CNIL Cracks Down: Google Faces €325M Fine Over Cookie Consent Gaps
France’s data protection authority, the CNIL, imposed a €325 million ($380 million) fine on GoogleGOOGL-- for violating cookie consent regulations, marking the third major penalty the tech giant has received in recent years over similar issues. The ruling, which the company may appeal, centers on the CNIL’s assertion that Google failed to secure users’ informed consent before deploying advertising cookies. The fine is among the largest ever issued by the regulator and reflects growing scrutiny of how major digital platforms handle user data under European and French law [1].
According to the CNIL, the case involves several specific practices, including the use of a “cookie wall” during account creation. This mechanism, while not inherently illegal, was deemed to lack sufficient transparency about the data being collected, undermining the principle of informed consent. Additionally, the regulator cited Google’s practice of inserting advertisements within Gmail inboxes without securing prior user approval, a violation of European legal standards for direct canvassing [2]. Google has been given six months to bring its systems into compliance; failure to do so could incur daily penalties of €100,000 for both Google and its Irish subsidiary [1].
This is the third significant cookie-related fine against Google from the CNIL, following penalties of €100 million in 2020 and €150 million in 2021. The regulator described these actions as part of a broader strategy to enforce data protection laws over the past five years, particularly targeting high-traffic platforms. The current fine was initially requested at a higher level of €520 million by prosecutors, but the CNIL ultimately settled on €325 million, citing the scale of Google’s user base in France and the extent of the alleged negligence [1].
The CNIL also fined Shein €150 million ($175 million), accusing the fast-fashion platform of amassing “massive” amounts of data from 12 million monthly users without securing informed consent or offering adequate options to withdraw consent. Shein, which has updated its systems to comply with CNIL requirements, announced its intention to appeal the fine, calling it “disproportionate” given its current compliance with the law [2].
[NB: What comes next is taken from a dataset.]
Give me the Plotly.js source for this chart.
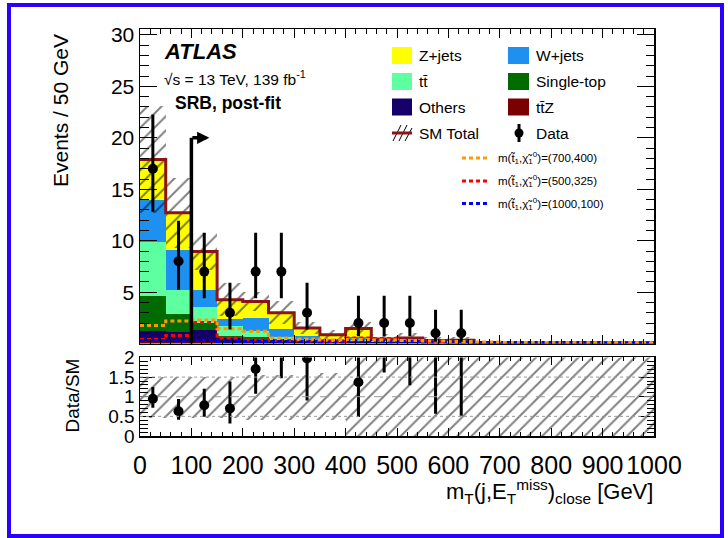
<!DOCTYPE html>
<html><head><meta charset="utf-8">
<script src="https://cdn.plot.ly/plotly-3.0.1.min.js"></script>
<style>
html,body{margin:0;padding:0;background:#fff}
#wrap{position:relative;width:728px;height:538px}
#plot{width:728px;height:538px}
#frame{position:absolute;left:7px;top:3px;width:717px;height:535px;border:4px solid #2b00ff;box-sizing:border-box;pointer-events:none}
</style>
</head><body>
<div id="wrap"><div id="plot"></div><div id="frame"></div></div>
<script>
// ---- data ----
const binEdges = [0,50,100,150,200,250,300,350,400,450,500,550,600,650,700,750,800,850,900,950,1000];
const binCenters = [25,75,125,175,225,275,325,375,425,475,525,575,625,675,725,775,825,875,925,975];
const ttZ      = [0.25,0.2,0.2,0.1,0.1,0.08,0.05,0.04,0.05,0.04,0.05,0.03,0.03,0.02,0.02,0.02,0.02,0.01,0.01,0.01];
const others   = [0.95,0.95,1.15,0.4,0.3,0.2,0.15,0.1,0.1,0.08,0.08,0.05,0.05,0.02,0.02,0.01,0.01,0.01,0.01,0.01];
const singleTop= [3.4,1.7,0.65,0.25,0.2,0.1,0.08,0.05,0.1,0.05,0.05,0.03,0.03,0.01,0.01,0.01,0.01,0.01,0.01,0.01];
const ttbar    = [5.3,2.36,1.53,0.93,0.6,0.3,0.2,0.1,0.15,0.08,0.08,0.05,0.05,0.02,0.02,0.02,0.01,0.01,0.01,0.01];
const wJets    = [4.1,3.86,1.71,0.72,1.3,0.71,0.25,0.15,0.2,0.1,0.1,0.05,0.05,0.01,0.01,0.01,0.01,0.01,0.01,0.01];
const zJets    = [3.9,3.65,3.72,1.87,1.6,1.62,0.79,0.43,0.86,0.09,0.19,0.09,0.12,0.02,0.02,0.02,0.01,0.01,0.01,0.01];
const bandErr  = [5.2,3.4,1.8,1.6,0.95,1.15,0.6,0.5,0.65,0.45,0.45,0.35,0.35,0.12,0.1,0.1,0.08,0.08,0.07,0.07];
const dataCounts  = [17,8,7,3,7,7,3,0,2,2,2,1,1,0,0,0,0,0,0,0];
const dataErrLow  = [4.18,2.77,2.58,1.63,2.58,2.58,1.63,0,1.29,1.29,1.29,0.83,0.83,0,0,0,0,0,0,0];
const dataErrHigh = [5.28,3.95,3.77,2.92,3.77,3.77,2.92,0,2.64,2.64,2.64,2.30,2.30,0,0,0,0,0,0,0];
const sig700_400  = [1.75,2.2,2.3,1.45,1.2,0.55,0.45,0.35,0.4,0.35,0.3,0.25,0.2,0.15,0.12,0.1,0.08,0.06,0.05,0.04];
const sig500_325  = [0.4,0.8,2.05,0.55,0.35,0.3,0.25,0.2,0.55,0.5,0.3,0.2,0.15,0.1,0.08,0.06,0.05,0.04,0.03,0.02];
const sig1000_100 = [0.3,0.25,0.3,0.2,0.2,0.2,0.2,0.15,0.25,0.2,0.2,0.15,0.15,0.12,0.12,0.1,0.1,0.1,0.08,0.08];
const ratioBandLow  = [0.45,0.45,0.45,0.45,0.42,0.42,0.42,0.42,0,0,0,0,0,0,0,0,0,0,0,0];
const ratioBandHigh = [1.5,1.5,1.5,1.5,1.55,1.55,1.55,1.6,2,2,2,2,2,2,2,2,2,2,2,2];
const xTickVals = [0,100,200,300,400,500,600,700,800,900,1000];
const yTickVals = [0,5,10,15,20,25,30];
const yTickText = ['','5','10','15','20','25','30'];
const rTickVals = [0,0.5,1,1.5,2];
const rTickText = ['0','0.5','1','1.5','2'];

// ---- styling ----
const FONT = 'Liberation Sans, Arial, Helvetica, sans-serif';
const stackDef = [
  [ttZ, '#7a0000'], [others, '#140068'], [singleTop, '#006b00'],
  [ttbar, '#5effa0'], [wJets, '#1e90f0'], [zJets, '#ffff00']
];
const traces = [];
let cum = binCenters.map(()=>0);
stackDef.forEach(([vals,col])=>{
  traces.push({type:'bar', x:binCenters, y:vals, base:cum.slice(), width:50,
    marker:{color:col, line:{width:0}}, xaxis:'x', yaxis:'y', hoverinfo:'skip', showlegend:false});
  cum = cum.map((c,i)=>c+vals[i]);
});
const total = cum;
const pattern = {shape:'/', fgcolor:'#000', bgcolor:'rgba(0,0,0,0)', size:10, solidity:0.2, fillmode:'overlay'};
traces.push({type:'bar', x:binCenters, y:bandErr.map(e=>2*e), base:total.map((t,i)=>t-bandErr[i]), width:50,
  marker:{color:'rgba(0,0,0,0)', line:{width:0}, pattern:pattern}, xaxis:'x', yaxis:'y', hoverinfo:'skip', showlegend:false});
const stepY = arr => arr.concat([arr[arr.length-1]]);
traces.push({type:'scatter', mode:'lines', x:binEdges, y:stepY(total), line:{shape:'hv', color:'#8b1414', width:3},
  xaxis:'x', yaxis:'y', hoverinfo:'skip', showlegend:false});
[[sig500_325,'#ff0000'],[sig1000_100,'#0000ff'],[sig700_400,'#ff9900']].forEach(([vals,col])=>{
  traces.push({type:'scatter', mode:'lines', x:binEdges, y:stepY(vals), line:{shape:'hv', color:col, width:3, dash:'4px,3px'},
    xaxis:'x', yaxis:'y', hoverinfo:'skip', showlegend:false});
});
const dIdx = dataCounts.map((d,i)=>i).filter(i=>dataCounts[i]>0);
traces.push({type:'scatter', mode:'markers', x:dIdx.map(i=>binCenters[i]), y:dIdx.map(i=>dataCounts[i]),
  marker:{color:'#000', size:10},
  error_y:{type:'data', symmetric:false, array:dIdx.map(i=>dataErrHigh[i]), arrayminus:dIdx.map(i=>dataErrLow[i]), color:'#000', thickness:3, width:0},
  xaxis:'x', yaxis:'y', hoverinfo:'skip', showlegend:false});
// ratio panel
traces.push({type:'bar', x:binCenters, y:ratioBandHigh.map((h,i)=>h-ratioBandLow[i]), base:ratioBandLow, width:50,
  marker:{color:'rgba(0,0,0,0)', line:{width:0}, pattern:pattern}, xaxis:'x2', yaxis:'y2', hoverinfo:'skip', showlegend:false});
traces.push({type:'scatter', mode:'markers', x:dIdx.map(i=>binCenters[i]), y:dIdx.map(i=>dataCounts[i]/total[i]),
  marker:{color:'#000', size:10},
  error_y:{type:'data', symmetric:false, array:dIdx.map(i=>dataErrHigh[i]/total[i]), arrayminus:dIdx.map(i=>dataErrLow[i]/total[i]), color:'#000', thickness:3, width:0},
  xaxis:'x2', yaxis:'y2', hoverinfo:'skip', showlegend:false, cliponaxis:true});

// ---- layout helpers (pixel -> paper) ----
const L=140, R=654, T=29, B=436;
const px = v => (v-L)/(R-L);
const py = v => (B-v)/(B-T);
const shapes = [], annotations = [];
function box(x0,x1,yc,col){ shapes.push({type:'rect', xref:'paper', yref:'paper', x0:px(x0), x1:px(x1), y0:py(yc+8.5), y1:py(yc-8.5), fillcolor:col, line:{width:0}}); }
function txt(x,y,text,size,opts){ annotations.push(Object.assign({xref:'paper', yref:'paper', x:px(x), y:py(y), text:text, showarrow:false,
  xanchor:'left', yanchor:'middle', font:{family:FONT, size:size, color:'#000'}}, opts||{})); }
function seg(x0,y0,x1,y1,col,w,dash){ shapes.push({type:'line', xref:'paper', yref:'paper', x0:px(x0), y0:py(y0), x1:px(x1), y1:py(y1), line:{color:col, width:w, dash:dash||'solid'}}); }

// legend
const rows=[55.5,81.5,107,133];
box(392,412,rows[0],'#ffff00'); txt(417,rows[0],'Z+jets',15.5);
box(508,529,rows[0],'#1e90f0'); txt(534,rows[0],'W+jets',15.5);
box(392,412,rows[1],'#5effa0'); txt(417,rows[1],'tt\u0304',15.5);
box(508,529,rows[1],'#006b00'); txt(534,rows[1],'Single-top',15.5);
box(392,412,rows[2],'#140068'); txt(417,rows[2],'Others',15.5);
box(508,529,rows[2],'#7a0000'); txt(534,rows[2],'tt\u0304Z',15.5);
seg(393,141,401,125,'#000',1); seg(399,141,407,125,'#000',1); seg(405,141,412,128,'#000',1);
seg(392,133,412,133,'#8b1414',3); txt(417,rows[3],'SM Total',15.5);
seg(519,124,519,142,'#000',3);
shapes.push({type:'circle', xref:'paper', yref:'paper', x0:px(514.5), x1:px(523.5), y0:py(137.5), y1:py(128.5), fillcolor:'#000', line:{width:0}});
txt(534,rows[3],'Data',15.5);
const sigRows=[158,181,203.5];
[['#ff9900','(700,400)'],['#ff0000','(500,325)'],['#0000ff','(1000,100)']].forEach(([c,t],k)=>{
  seg(462,sigRows[k],490,sigRows[k],c,3,'4px,3px');
  txt(496,sigRows[k],'m(t\u0303<sub>1</sub>,\u03c7\u0303<sub>1</sub><sup>0</sup>)='+t,11.5);
});
// ATLAS labels
txt(162,52,'<b><i>ATLAS</i></b>',22);
txt(162,78,'\u221as = 13 TeV, 139 fb<sup>-1</sup>',15.5);
txt(173,103,'<b>SRB, post-fit</b>',17.5);
// axis titles
txt(60,111,'Events / 50 GeV',21,{xanchor:'center', textangle:-90});
txt(72,395.5,'Data/SM',19,{xanchor:'center', textangle:-90});
txt(655,491,'m<sub>T</sub>(j,E<sub>T</sub><sup>miss</sup>)<sub>close</sub> [GeV]',22,{xanchor:'right'});
// cut arrow
shapes.push({type:'line', xref:'x', yref:'y', x0:100, x1:100, y0:0, y1:20, line:{color:'#000', width:3.5}});
annotations.push({xref:'x', yref:'y', axref:'x', ayref:'y', x:135, y:20, ax:99, ay:20, text:'', showarrow:true,
  arrowhead:2, arrowsize:0.7, arrowwidth:3.5, arrowcolor:'#000', standoff:0, startstandoff:0});
// ratio reference lines
shapes.push({type:'line', xref:'x2', yref:'y2', x0:0, x1:1000, y0:1, y1:1, line:{color:'#999', width:1, dash:'dash'}});
shapes.push({type:'line', xref:'x2', yref:'y2', x0:0, x1:1000, y0:0.5, y1:0.5, line:{color:'#999', width:1, dash:'dot'}});
shapes.push({type:'line', xref:'x2', yref:'y2', x0:0, x1:1000, y0:1.5, y1:1.5, line:{color:'#999', width:1, dash:'dot'}});

const axBase = {showline:true, linecolor:'#000', linewidth:1.5, mirror:'allticks', ticks:'inside', tickcolor:'#000',
  showgrid:false, zeroline:false, tickfont:{family:FONT, size:21, color:'#000'}};
const layout = {
  width:728, height:538, margin:{l:L, r:728-R, t:T, b:538-B},
  paper_bgcolor:'#fff', plot_bgcolor:'#fff', barmode:'overlay', bargap:0, showlegend:false,
  xaxis: Object.assign({}, axBase, {domain:[0,1], anchor:'y', range:[0,1000], tickmode:'array', tickvals:xTickVals, showticklabels:false,
    ticklen:9, tickwidth:1, minor:{dtick:20, tick0:0, ticklen:4.5, ticks:'inside', tickcolor:'#000'}, matches:'x2'}),
  yaxis: Object.assign({}, axBase, {domain:[0.227,1], anchor:'x', range:[0,30.58], tickmode:'array', tickvals:yTickVals, ticktext:yTickText,
    ticklen:17, tickwidth:1, minor:{dtick:1, tick0:0, ticklen:8.5, ticks:'inside', tickcolor:'#000'}}),
  xaxis2: Object.assign({}, axBase, {domain:[0,1], anchor:'y2', range:[0,1000], tickmode:'array', tickvals:xTickVals,
    tickfont:{family:FONT, size:25, color:'#000'}, ticklen:8, tickwidth:1, ticklabelstandoff:6,
    minor:{dtick:20, tick0:0, ticklen:4, ticks:'inside', tickcolor:'#000'}}),
  yaxis2: Object.assign({}, axBase, {domain:[0,0.193], anchor:'x2', range:[0,2], tickmode:'array', tickvals:rTickVals, ticktext:rTickText,
    tickfont:{family:FONT, size:19, color:'#000'},
    ticklen:15, tickwidth:1, minor:{dtick:0.1, tick0:0, ticklen:7.5, ticks:'inside', tickcolor:'#000'}}),
  shapes:shapes, annotations:annotations
};
Plotly.newPlot('plot', traces, layout, {staticPlot:true, displayModeBar:false});
</script>
</body></html>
Google, in a statement, said it would review the decision but emphasized its compliance with previous CNIL demands. The company has faced increasing regulatory pressure across Europe, particularly in France, where the CNIL has taken a firm stance on data privacy and digital governance. The rulings underscore the growing emphasis on user consent and transparency in the digital economy, particularly as regulators continue to interpret and enforce the European Union’s stringent data protection laws [1].
The case highlights the challenges large tech companies face in aligning their business models with evolving legal standards. As digital platforms rely heavily on data collection for targeted advertising, the CNIL’s actions signal a broader shift toward stricter enforcement of user rights and the need for more transparent consent mechanisms [2].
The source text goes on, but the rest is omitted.